The Wakulla County Board adopted a comprehensive plan map amendment changing nearly 50 acres on Martin Luther King Jr. Memorial Road from agricultural to suburban transitioning, a 4-1 vote that drew multiple public speakers who warned of traffic, school capacity and environmental impacts.

The Wakulla County Board of County Commissioners voted 4-1 to adopt a large-scale comprehensive plan map amendment that changes roughly 48 acres at 562 Doctor Martin Luther King Jr. Memorial Road from agricultural to suburban transitioning.

The change shifts the property's future land-use designation from agriculture (one unit per 20 acres) to suburban transitioning (up to five units per acre), a move commissioners said would allow a substantially higher residential density than the site's current designation.

The county's planning staff told the board the parcel contains roughly 43 acres of uplands and 4.8 acres of wetlands and that required state reviews produced no objections. Wade Brown, the applicant's representative, briefed commissioners on the site’s existing planned-unit-development (PUD) entitlement, saying the previous PUD permitted a large expo-style arena and supporting infrastructure and would have generated far more traffic than the residential proposal now under consideration. "The PUD would generate 412 PM peak-hour trips; the proposed change would generate about 133 PM peak-hour trips," Brown said.

Residents urged the board to deny the map amendment. Kara Raker, whose family has lived in Wakulla County for generations, told commissioners she opposed converting agricultural land to higher-density housing and warned of harm to springs, wildlife and local roads. "We sit atop one of Florida's most important aquifers, and every acre that's paved increases runoff pollution and stress on our water systems," Raker said.

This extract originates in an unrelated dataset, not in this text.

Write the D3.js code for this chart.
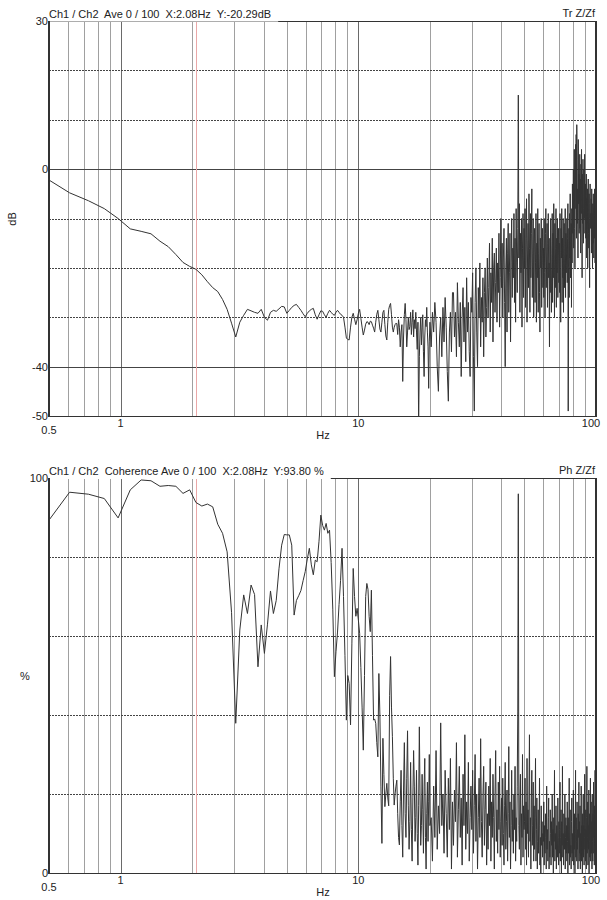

Other speakers cited school crowding, bus-route strain and impacts to local wildlife, including gopher tortoises.

Board members and staff noted procedural limits: the comprehensive-plan change approves a future land-use designation but does not authorize site construction. Commissioner Thomas and other commissioners reminded speakers that a separate site-plan review and permitting process — including civil design, stormwater, flood-elevation work and school-capacity review from the district — would be required before any homes are built.

During discussion, Brown confirmed that portions of the site lie in a base flood zone and said the developer would elevate developed parcels above base flood elevation as part of future civil design. He also said the maximum theoretical buildout at full density would be about 216 dwelling units but that the final number would be lower once infrastructure, wetlands, setbacks and roads are designed.

After public comment and discussion, the board approved the map amendment 4-1. The motion carried over the objection of one commissioner.

Looking ahead, the applicant must submit detailed site plans, civil engineering drawings and permitting documents for review. Those materials will return to county staff and, where required, to the board for approval before any construction can begin.

Votes at a glance: the comprehensive-plan map amendment passed 4-1; next steps are site-plan and permitting reviews that were not decided at this meeting.